What Sulla did once he got to the east, was to take one site after another back from Mithridates, who then sued for peace. I don't think that a king who started with a force of 250,000 would sue for peace to a Roman general who started with a maximum of 25,000. I think it's more likely that the non-Roman forces were comparable in number. And that's why there was no outcry in Rome in 88 BCE like there was in 9 CE when Quinctilius Varus' 3 (count 'em, three) legions were destroyed. 

But exaggerations are the stuff of urban legend, so no wonder Gibbon reports the largest number he can find. So much for his leanings toward mathematics. And so much, too, for his analysis of Sulla's funding, see page 8 of F.P. Lock's 2012 The Rhetoric of Numbers specifically directed at Gibbon's work.

https://udpress.udel.edu/book-title/the-rhetoric-of-numbers-in-gibbons-history/

By leaving out a citation to Appian in chapter II, Gibbon commits sampling bias. This has discredited scientific claims time out of mind. Just because Gibbon is writing tabloid trash doesn't mean he gets to commit sampling bias; any real mathematician would take shame to himself for doing so because he might think he had proven a theorem that is actually false.

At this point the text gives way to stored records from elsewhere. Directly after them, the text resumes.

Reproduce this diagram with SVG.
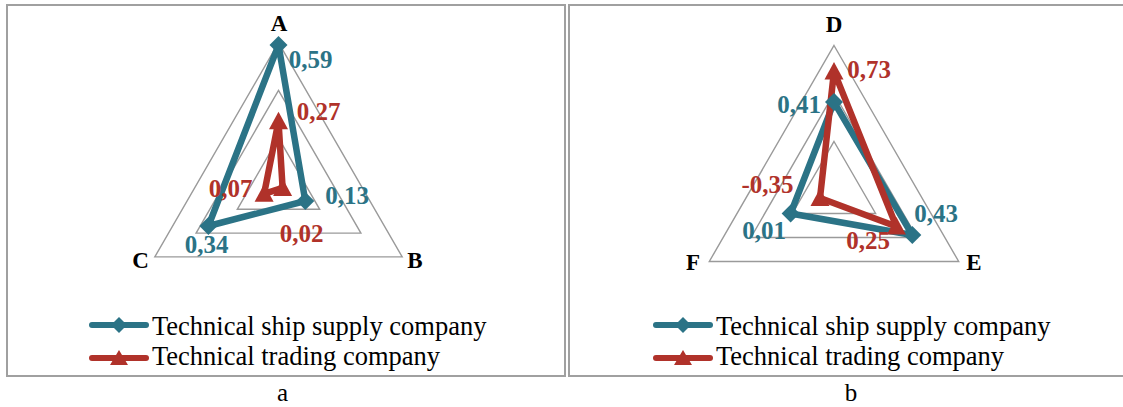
<svg xmlns="http://www.w3.org/2000/svg" width="1123" height="407" viewBox="0 0 1123 407">
<style>
.frame{fill:#fff;stroke:#a0a0a0;stroke-width:2}
.grid{fill:none;stroke:#9a9a9a;stroke-width:1.4}
.blue{fill:none;stroke:#2b7386;stroke-width:6.5;stroke-linejoin:round;stroke-linecap:round}
.red{fill:none;stroke:#b0322a;stroke-width:6.5;stroke-linejoin:round;stroke-linecap:round}
.bm{fill:#2b7386}
.rm{fill:#b0322a}
.ax{font-family:"Liberation Serif","Times New Roman",serif;font-weight:bold;font-size:23px;fill:#000;text-anchor:middle}
.vb{font-family:"Liberation Serif","Times New Roman",serif;font-weight:bold;font-size:25px;fill:#2b7386;text-anchor:middle}
.vr{font-family:"Liberation Serif","Times New Roman",serif;font-weight:bold;font-size:25px;fill:#b0322a;text-anchor:middle}
.lg{font-family:"Liberation Serif","Times New Roman",serif;font-size:26.5px;fill:#000}
.cap{font-family:"Liberation Serif","Times New Roman",serif;font-size:25px;fill:#000;text-anchor:middle}
</style>
<defs>
<path id="dia" d="M0,-9 L9,0 L0,9 L-9,0 Z"/>
<path id="tri" d="M0,-9.5 L9.5,8 L-9.5,8 Z"/>
<path id="ldia" d="M0,-8 L8,0 L0,8 L-8,0 Z"/>
<path id="ltri" d="M0,-8 L9,7 L-9,7 Z"/>
</defs>
<rect class="frame" x="7" y="5" width="558" height="371"/>
<rect class="frame" x="569" y="5" width="560" height="371"/>

<g id="chart-a">
<g id="grid-a">
<polygon class="grid" points="278.5,42.7 402.2,256.9 154.8,256.9"/>
<polygon class="grid" points="278.5,90.3 360.9,233.1 196.1,233.1"/>
<polygon class="grid" points="278.5,137.9 319.7,209.3 237.3,209.3"/>
</g>
<g id="connectors-a">
<polygon class="blue" points="278.5,45.1 305.3,201 208.4,226"/>
<polygon class="red" points="278.5,121.2 282.6,187.9 264.1,193.8"/>
</g>
<g id="markers-a">
<use href="#dia" class="bm" x="278.5" y="45.1"/>
<use href="#dia" class="bm" x="305.3" y="201"/>
<use href="#dia" class="bm" x="208.4" y="226"/>
<use href="#tri" class="rm" x="278.5" y="121.2"/>
<use href="#tri" class="rm" x="282.6" y="187.9"/>
<use href="#tri" class="rm" x="264.1" y="193.8"/>
</g>
<g id="node-A"><text class="ax" x="279" y="30.5">A</text></g>
<g id="node-B"><text class="ax" x="415" y="268">B</text></g>
<g id="node-C"><text class="ax" x="140.5" y="268">C</text></g>
<g id="labels-a">
<text class="vb" x="310.5" y="68">0,59</text>
<text class="vr" x="318.5" y="120">0,27</text>
<text class="vr" x="230.5" y="197">0,07</text>
<text class="vb" x="347" y="204">0,13</text>
<text class="vr" x="301.5" y="242">0,02</text>
<text class="vb" x="206.5" y="253">0,34</text>
</g>
<g id="legend-a">
<line class="blue" x1="92" y1="325" x2="146" y2="325" style="stroke-width:6"/>
<use href="#ldia" class="bm" x="119" y="325"/>
<text class="lg" x="152" y="334.5">Technical ship supply company</text>
<line class="red" x1="92" y1="358" x2="146" y2="358" style="stroke-width:6"/>
<use href="#ltri" class="rm" x="119" y="358"/>
<text class="lg" x="152" y="364.5">Technical trading company</text>
</g>
</g>

<g id="chart-b">
<g id="grid-b">
<polygon class="grid" points="834,45.5 958.7,261.5 709.3,261.5"/>
<polygon class="grid" points="834,93.5 917.1,237.5 750.9,237.5"/>
<polygon class="grid" points="834,141.5 875.6,213.5 792.4,213.5"/>
</g>
<g id="connectors-b">
<polygon class="blue" points="834,102.1 912.3,235 790.6,213.5"/>
<polygon class="red" points="834,71.4 896.4,226.5 820,198"/>
</g>
<g id="markers-b">
<use href="#dia" class="bm" x="834" y="102.1"/>
<use href="#dia" class="bm" x="912.3" y="235"/>
<use href="#dia" class="bm" x="790.6" y="213.5"/>
<use href="#tri" class="rm" x="834" y="71.4"/>
<use href="#tri" class="rm" x="896.4" y="226.5"/>
<use href="#tri" class="rm" x="820" y="198"/>
</g>
<g id="node-D"><text class="ax" x="834" y="31.5">D</text></g>
<g id="node-E"><text class="ax" x="974" y="270">E</text></g>
<g id="node-F"><text class="ax" x="693" y="270">F</text></g>
<g id="labels-b">
<text class="vr" x="869" y="78">0,73</text>
<text class="vb" x="799" y="113">0,41</text>
<text class="vr" x="767.5" y="193">-0,35</text>
<text class="vb" x="936" y="221.5">0,43</text>
<text class="vb" x="764" y="238.5">0,01</text>
<text class="vr" x="868" y="248.5">0,25</text>
</g>
<g id="legend-b">
<line class="blue" x1="656" y1="325" x2="710" y2="325" style="stroke-width:6"/>
<use href="#ldia" class="bm" x="683" y="325"/>
<text class="lg" x="716" y="334.5">Technical ship supply company</text>
<line class="red" x1="656" y1="358" x2="710" y2="358" style="stroke-width:6"/>
<use href="#ltri" class="rm" x="683" y="358"/>
<text class="lg" x="716" y="364.5">Technical trading company</text>
</g>
</g>

<text class="cap" x="282.5" y="401">a</text>
<text class="cap" x="851" y="401">b</text>
</svg>
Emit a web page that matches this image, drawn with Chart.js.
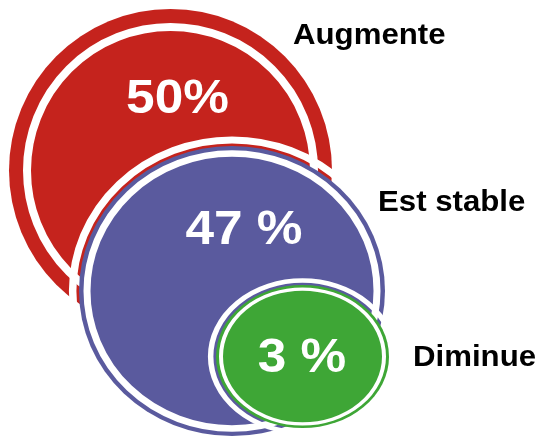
<!DOCTYPE html>
<html>
<head>
<meta charset="utf-8">
<script src="https://cdn.jsdelivr.net/npm/chart.js@4/dist/chart.umd.min.js"></script>
<style>
  html, body { margin: 0; padding: 0; background: #fff; }
  #wrap { width: 540px; height: 438px; }
</style>
</head>
<body>
<div id="wrap"><canvas id="chart"></canvas></div>
<script>
// Data
const categories = ['Augmente', 'Est stable', 'Diminue'];
const shares = [50, 47, 3];
const shareSep = ['', ' ', ' '];   // the source writes "50%" but "47 %"

// Layout of the bubbles (scale units = px on the 540x438 canvas)
const bubbleX = [170.5, 232, 302.5];
const bubbleY = [170.5, 291, 356.5];
const bubbleR = [161.5, 153, 86.5];
const squash = [1, 0.948, 0.827];      // vertical / horizontal radius
const ringW = [14, 4.5, 3];            // coloured outer ring
const gapW = [8, 7, 4];                // white ring inside it
const haloW = [0, 7.5, 5.5];           // white halo outside the shape
const haloGap = [0, 2.6, 2.6];
const colors = ['#c5231d', '#5a5a9e', '#3ea636'];

// Label anchors
const shareLabelX = [177.5, 244, 302];
const shareLabelY = [113, 244, 372];
const catLabelX = [293, 378, 413];
const catLabelY = [43.5, 211, 366];

// Build three layers per category: halo, body, inner ring + fill
const datasets = [];
categories.forEach((cat, i) => {
    const pt = { x: bubbleX[i], y: bubbleY[i] };
    if (haloW[i] > 0) {
        datasets.push({
            label: cat + ' halo', cat: i,
            data: [{ ...pt, r: bubbleR[i] + haloGap[i] + haloW[i] / 2 }],
            backgroundColor: 'rgba(0,0,0,0)',
            borderColor: '#ffffff',
            borderWidth: haloW[i]
        });
    }
    datasets.push({
        label: cat, cat: i,
        data: [{ ...pt, r: bubbleR[i] }],
        backgroundColor: colors[i],
        borderWidth: 0
    });
    datasets.push({
        label: cat + ' inner', cat: i,
        data: [{ ...pt, r: bubbleR[i] - ringW[i] - gapW[i] / 2 }],
        backgroundColor: colors[i],
        borderColor: '#ffffff',
        borderWidth: gapW[i]
    });
});
// first pushed layer is drawn first (bottom)
datasets.forEach((ds, i) => { ds.order = -i; ds.clip = false; });

// Squash each bubble vertically into an ellipse
const ellipsePlugin = {
    id: 'ellipse',
    beforeDatasetDraw(chart, args) {
        const ds = chart.data.datasets[args.index];
        const el = args.meta.data[0];
        const ctx = chart.ctx;
        ctx.save();
        ctx.translate(0, el.y);
        ctx.scale(1, squash[ds.cat]);
        ctx.translate(0, -el.y);
    },
    afterDatasetDraw(chart) {
        chart.ctx.restore();
    }
};

function stretchedText(ctx, text, x, y, sx) {
    ctx.save();
    ctx.translate(x, y);
    ctx.scale(sx, 1);
    ctx.fillText(text, 0, 0);
    ctx.restore();
}

const labelPlugin = {
    id: 'labels',
    afterDraw(chart) {
        const ctx = chart.ctx;
        const xs = chart.scales.x, ys = chart.scales.y;
        ctx.save();
        ctx.textBaseline = 'alphabetic';

        // percentages
        ctx.fillStyle = '#ffffff';
        ctx.textAlign = 'center';
        ctx.font = 'bold 48px "Liberation Sans", Arial, sans-serif';
        shares.forEach((v, i) => {
            stretchedText(ctx, v + shareSep[i] + '%',
                xs.getPixelForValue(shareLabelX[i]), ys.getPixelForValue(shareLabelY[i]), 1.07);
        });

        // category names
        ctx.fillStyle = '#000000';
        ctx.textAlign = 'left';
        ctx.font = 'bold 30px "Liberation Sans", Arial, sans-serif';
        categories.forEach((c, i) => {
            stretchedText(ctx, c,
                xs.getPixelForValue(catLabelX[i]), ys.getPixelForValue(catLabelY[i]), 1.04);
        });
        ctx.restore();
    }
};

new Chart(document.getElementById('chart'), {
    type: 'bubble',
    data: { datasets: datasets },
    options: {
        responsive: true,
        maintainAspectRatio: false,
        animation: false,
        events: [],
        layout: { padding: 0, autoPadding: false },
        scales: {
            x: { type: 'linear', min: 0, max: 540, display: false },
            y: { type: 'linear', min: 0, max: 438, reverse: true, display: false }
        },
        plugins: {
            legend: { display: false },
            tooltip: { enabled: false }
        }
    },
    plugins: [ellipsePlugin, labelPlugin]
});
</script>
</body>
</html>
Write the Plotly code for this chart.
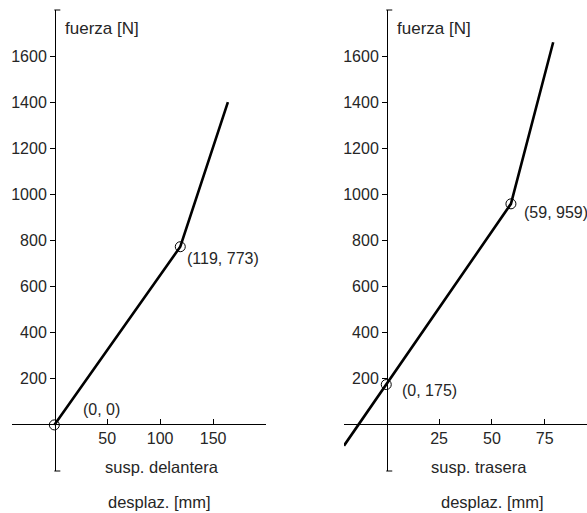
import plotly.graph_objects as go

W, H = 587, 513

# data
front_x = [0, 119, 164]
front_y = [0, 773, 1400]
front_pts_x = [0, 119]
front_pts_y = [0, 773]
front_labels = ["(0, 0)", "(119, 773)"]

rear_x = [-20, 0, 59, 79]
rear_y = [-90, 175, 959, 1660]
rear_pts_x = [0, 59]
rear_pts_y = [175, 959]
rear_labels = ["(0, 175)", "(59, 959)"]

y_ticks = [200, 400, 600, 800, 1000, 1200, 1400, 1600]
front_xticks = [50, 100, 150, 200]
front_xtext = ["50", "100", "150", ""]
rear_xticks = [25, 50, 75]

FONT = "Liberation Sans, Arial, sans-serif"
TXT = "#262626"
FS_TICK = 16
FS_PT = 16
FS_LBL = 17
FS_AX = 16.5

def px(x):
    return x / W

def py(y):
    return (H - y) / H

ydom = [py(471), py(10)]
fig = go.Figure()

line_style = dict(color="black", width=2.6)
mk = dict(symbol="circle-open", size=10, color="black", line=dict(width=1, color="black"))

fig.add_trace(go.Scatter(x=front_x, y=front_y, mode="lines", line=line_style, xaxis="x", yaxis="y", showlegend=False, hoverinfo="skip"))
fig.add_trace(go.Scatter(x=front_pts_x, y=front_pts_y, mode="markers", marker=mk, xaxis="x", yaxis="y", showlegend=False, cliponaxis=False))
fig.add_trace(go.Scatter(x=rear_x, y=rear_y, mode="lines", line=line_style, xaxis="x2", yaxis="y2", showlegend=False, hoverinfo="skip"))
fig.add_trace(go.Scatter(x=rear_pts_x, y=rear_pts_y, mode="markers", marker=mk, xaxis="x2", yaxis="y2", showlegend=False, cliponaxis=False))

axis_common = dict(showgrid=False, zeroline=False, showline=True, linecolor="black", linewidth=1,
                   tickfont=dict(family=FONT, size=FS_TICK, color=TXT), ticklen=5, tickcolor="black")

fig.update_layout(
    width=W, height=H, margin=dict(l=0, r=0, t=0, b=0),
    paper_bgcolor="white", plot_bgcolor="white",
    font=dict(family=FONT, size=FS_TICK, color=TXT),
    xaxis=dict(domain=[px(12), px(266)], range=[-40, 200], anchor="free", position=py(424),
               tickmode="array", tickvals=front_xticks, ticktext=front_xtext, ticks="inside", **axis_common),
    yaxis=dict(domain=ydom, range=[-200, 1800], anchor="free", position=px(55),
               tickmode="array", tickvals=y_ticks, ticks="outside", **axis_common),
    xaxis2=dict(domain=[px(344), 1.0], range=[-20, 95], anchor="free", position=py(424),
                tickmode="array", tickvals=rear_xticks, ticks="inside", **axis_common),
    yaxis2=dict(domain=ydom, range=[-200, 1800], anchor="free", position=px(387),
                tickmode="array", tickvals=y_ticks, ticks="outside", **axis_common),
)

ann = []
def a(text, x, y, xref, yref, size, xanchor="left"):
    ann.append(dict(text=text, x=x, y=y, xref=xref, yref=yref, xanchor=xanchor, yanchor="middle",
                    showarrow=False, font=dict(family=FONT, size=size, color=TXT)))

a("fuerza [N]", 8, 1720, "x", "y", FS_LBL)
a("fuerza [N]", 4, 1720, "x2", "y2", FS_LBL)
a(front_labels[0], 45, 65, "x", "y", FS_PT, "center")
a(front_labels[1], 123, 724, "x", "y", FS_PT)
a(rear_labels[0], 6.5, 151, "x2", "y2", FS_PT)
a(rear_labels[1], 64, 923, "x2", "y2", FS_PT)
a("susp. delantera", px(162), py(467), "paper", "paper", FS_AX, "center")
a("desplaz. [mm]", px(159), py(502), "paper", "paper", FS_AX, "center")
a("susp. trasera", px(479), py(467), "paper", "paper", FS_AX, "center")
a("desplaz. [mm]", px(492), py(502), "paper", "paper", FS_AX, "center")
fig.update_layout(annotations=ann)

# end caps on the y axes
shapes = []
for xr, yr in (("x", "y domain"), ("x2", "y2 domain")):
    for yv in (0, 1):
        shapes.append(dict(type="line", xref=xr, yref=yr, xsizemode="pixel", xanchor=0,
                           x0=0, x1=6, y0=yv, y1=yv, line=dict(color="black", width=1)))
fig.update_layout(shapes=shapes)

fig.write_html("out.html", config={"displayModeBar": False},
               post_script="document.body.style.margin='0';document.body.style.overflow='hidden';")
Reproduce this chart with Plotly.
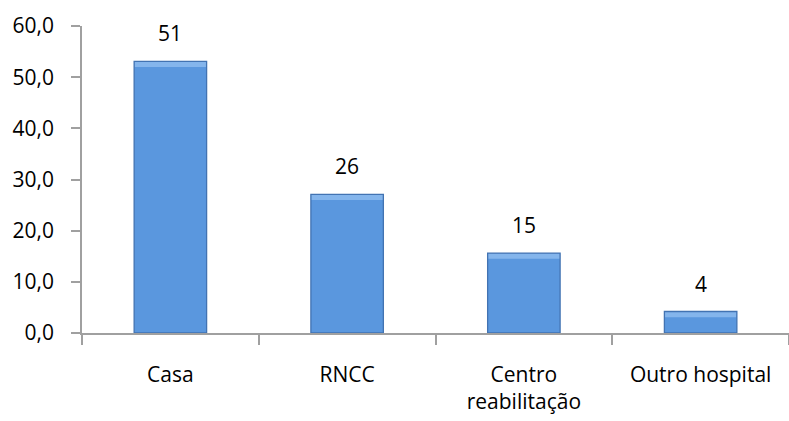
import plotly.graph_objects as go

categories = ["Casa", "RNCC", "Centro<br>reabilitação", "Outro hospital"]
percent = [53.1, 27.1, 15.6, 4.2]
counts = [51, 26, 15, 4]
y_ticks = [0, 10, 20, 30, 40, 50, 60]

font = "Open Sans, Liberation Sans, sans-serif"
bevel = 1.1  # bevel band thickness, in axis units

fig = go.Figure()
# main fill
fig.add_trace(go.Bar(
    x=categories, y=percent, width=0.41,
    marker=dict(color="#5A97DE", line=dict(width=0)),
    showlegend=False, hoverinfo="skip",
))
# lighter top bevel band
fig.add_trace(go.Bar(
    x=categories, y=[bevel] * len(percent), base=[p - bevel for p in percent],
    width=0.41,
    marker=dict(color="#84B5EC", line=dict(width=0)),
    showlegend=False, hoverinfo="skip",
))
# outline on top
fig.add_trace(go.Bar(
    x=categories, y=percent, width=0.41,
    marker=dict(color="rgba(0,0,0,0)", line=dict(color="#4273B2", width=1.3)),
    showlegend=False, hoverinfo="skip",
))
for c, p, n in zip(categories, percent, counts):
    fig.add_annotation(x=c, y=p, text=str(n), showarrow=False, yanchor="bottom",
                       yshift=12, font=dict(family=font, size=21, color="#000000"))

fig.update_layout(
    width=789, height=421,
    margin=dict(l=82, r=0, t=26, b=88),
    paper_bgcolor="white", plot_bgcolor="white",
    separators=",.",
    barmode="overlay",
)
fig.update_yaxes(range=[0, 60], tickvals=y_ticks, tickformat=".1f",
                 showgrid=False, showline=True, linecolor="#A0A0A0", linewidth=1.5,
                 ticks="outside", ticklen=9, tickcolor="#A0A0A0", tickwidth=1.5,
                 tickfont=dict(family=font, size=21, color="#000000"),
                 ticklabelstandoff=13, zeroline=False)
fig.update_xaxes(showgrid=False, showline=True, linecolor="#A0A0A0", linewidth=1.5,
                 ticks="outside", ticklen=10, tickcolor="#A0A0A0", tickwidth=1.5,
                 tickson="boundaries",
                 tickfont=dict(family=font, size=21, color="#000000"),
                 ticklabelstandoff=22)

fig.write_html("out.html")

Now that you're used to discounting what Gibbon says, because he's cherry-picking his facts or because other information contradicts him, this is a good place to look at how he says things. I've given footnotes before to "Gibbonisms" and there are several in chapter 5. If you are used to reading 18th century English literature, Gibbon's usage may not have confused you, but for everybody else, my notes might be useful.